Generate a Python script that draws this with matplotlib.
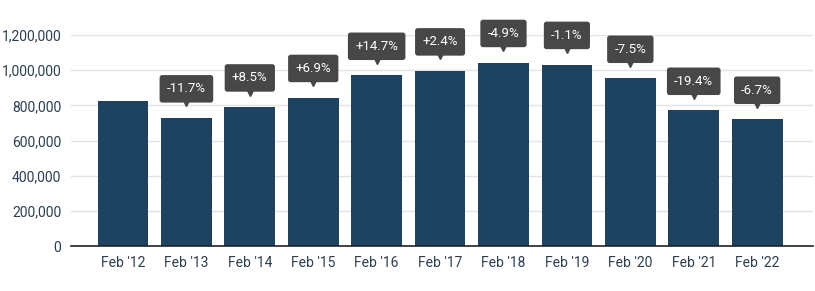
import matplotlib.pyplot as plt
from matplotlib.transforms import offset_copy
from matplotlib.ticker import FuncFormatter

# Data
months = ["Feb '12", "Feb '13", "Feb '14", "Feb '15", "Feb '16", "Feb '17",
          "Feb '18", "Feb '19", "Feb '20", "Feb '21", "Feb '22"]
values = [824000, 728000, 790000, 844000, 970000, 995000,
          1043000, 1032000, 953000, 771000, 720000]
changes = [None, "-11.7%", "+8.5%", "+6.9%", "+14.7%", "+2.4%",
           "-4.9%", "-1.1%", "-7.5%", "-19.4%", "-6.7%"]

bar_color = "#1e4360"
label_color = "#2c3e50"
box_color = "#474747"

plt.rcParams["font.family"] = ["Roboto", "DejaVu Sans"]

fig = plt.figure(figsize=(8.15, 2.91), dpi=100)
ax = fig.add_axes([0.0871, 0.1546, 0.9104, 0.7251])

x = list(range(len(months)))
ax.bar(x, values, width=0.8, color=bar_color, zorder=2)

# callout boxes with a small pointer below
tri_tf = offset_copy(ax.transData, fig=fig, y=10.5, units="points")
for xi, v, c in zip(x, values, changes):
    if c is None:
        continue
    ax.annotate(c, xy=(xi, v), xytext=(0, 21), textcoords="offset points",
                ha="center", va="center", color="white", fontsize=9.5,
                bbox=dict(boxstyle="round,pad=0.55,rounding_size=0.2",
                          fc=box_color, ec="none"),
                annotation_clip=False, zorder=4)
    ax.plot(xi, v, marker="v", markersize=5, color=box_color,
            transform=tri_tf, clip_on=False, zorder=3)

ax.set_xlim(-0.82, 10.88)
ax.set_ylim(0, 1200000)
ax.set_yticks(range(0, 1200001, 200000))
ax.yaxis.set_major_formatter(FuncFormatter(lambda v, p: f"{int(v):,}"))
ax.set_xticks(x)
ax.set_xticklabels(months)

ax.grid(axis="y", color="#e3e3e3", linewidth=1, zorder=0)
ax.set_axisbelow(True)
for s in ["top", "right", "left"]:
    ax.spines[s].set_visible(False)
ax.spines["bottom"].set_color("#222222")
ax.spines["bottom"].set_linewidth(1.2)
ax.spines["bottom"].set_zorder(3)

ax.tick_params(axis="both", length=0, labelsize=10, labelcolor=label_color)
ax.tick_params(axis="y", pad=7)
ax.tick_params(axis="x", pad=7)

plt.savefig("out.png", dpi=100)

> **Direction**:
Write down every line from the opening of the listing to the line with "ax.bar(x, values, width=0.8, color=bar_color, zorder=2)", both included, and nothing else; the pictures are omitted.

> **Final result**:
Generate a Python script that draws this with matplotlib.
import matplotlib.pyplot as plt
from matplotlib.transforms import offset_copy
from matplotlib.ticker import FuncFormatter

# Data
months = ["Feb '12", "Feb '13", "Feb '14", "Feb '15", "Feb '16", "Feb '17",
          "Feb '18", "Feb '19", "Feb '20", "Feb '21", "Feb '22"]
values = [824000, 728000, 790000, 844000, 970000, 995000,
          1043000, 1032000, 953000, 771000, 720000]
changes = [None, "-11.7%", "+8.5%", "+6.9%", "+14.7%", "+2.4%",
           "-4.9%", "-1.1%", "-7.5%", "-19.4%", "-6.7%"]

bar_color = "#1e4360"
label_color = "#2c3e50"
box_color = "#474747"

plt.rcParams["font.family"] = ["Roboto", "DejaVu Sans"]

fig = plt.figure(figsize=(8.15, 2.91), dpi=100)
ax = fig.add_axes([0.0871, 0.1546, 0.9104, 0.7251])

x = list(range(len(months)))
ax.bar(x, values, width=0.8, color=bar_color, zorder=2)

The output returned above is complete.